“Ever since I could chase a bone, I’ve longed to talk….”
The first talking-dog story in Western literature—from the writer generally acknowledged, alongside William Shakespeare, as the founding father of modern literature, no less?
Indeed, The Dialogue of the Dogs features, in a condensed, powerful version, all the traits the author of Don Quixote is famous for: It’s a picaresque rich in bawdy humor, social satire, and fantasy, and it uses story tactics that were innovative at the time, such as the philandering husband who, given syphilis by his wife, is hospitalized. Late one feverish night he overhears the hospital’s guard dogs telling each other their life’s story—a wickedly ironic tale within the tale within the tale, wherein the two virtuous canines find themselves victim, time and again, to deceitful, corrupt humanity.

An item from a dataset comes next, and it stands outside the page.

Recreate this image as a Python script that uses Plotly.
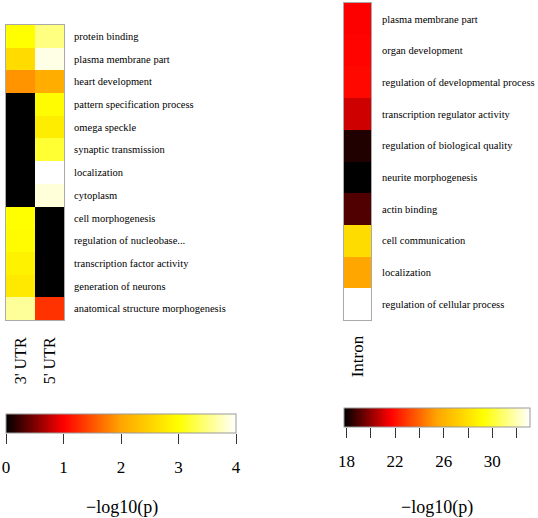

Here in a sparkling new translation, the parody of a Greek dialogue is so entertaining it belies the stunningly prescient sophistication of this novella—that it is a story about telling stories, and about creating a new way to discuss morality that isn’t rooted in empiricism. In short, it’s a masterful work that flies in the face of the forms and ethics of its time…and perhaps ours as well.
MIGUEL DE CERVANTES was born in Alcalá de Henares, Spain in 1547, the son of an impoverished barber-surgeon who may have been a minor noble—or posed as one. Little is known of Cervantes’ life until, at 23, he went to Italy—by some accounts, fleeing justice after a duel—to join Spain’s war against the Ottoman Empire, losing his left arm in the Battle of Lepanto. Sailing home, he was captured by Barbary pirates and sold into slavery in Algiers. Eventually ransomed by his family, he returned home in 1580 deeply in debt to his rescuers. He published an unsuccessful novel, La Galatea, married a woman twenty years his junior and, denied permission to emigrate to the New World, became a tax collector. Subsequently, he was imprisoned at least twice for account “irregularities.” During one of those imprisonments—in La Mancha—he conceived a satire of chivalry that became his masterwork, Don Quixote. It gained widespread popularity and notoriety for its unprecedented use of vernacular Spanish, and for defying the tenets of the long dominant Romantic genre. His subsequent collection, Exemplary Novellas, gained even greater acclaim in 1613. Success allowed him to retire to Madrid to write, and he completed a final novel, The Exploits of Persiles and Sigismunda three days before he died on April 23, 1616—the same day as William Shakespeare.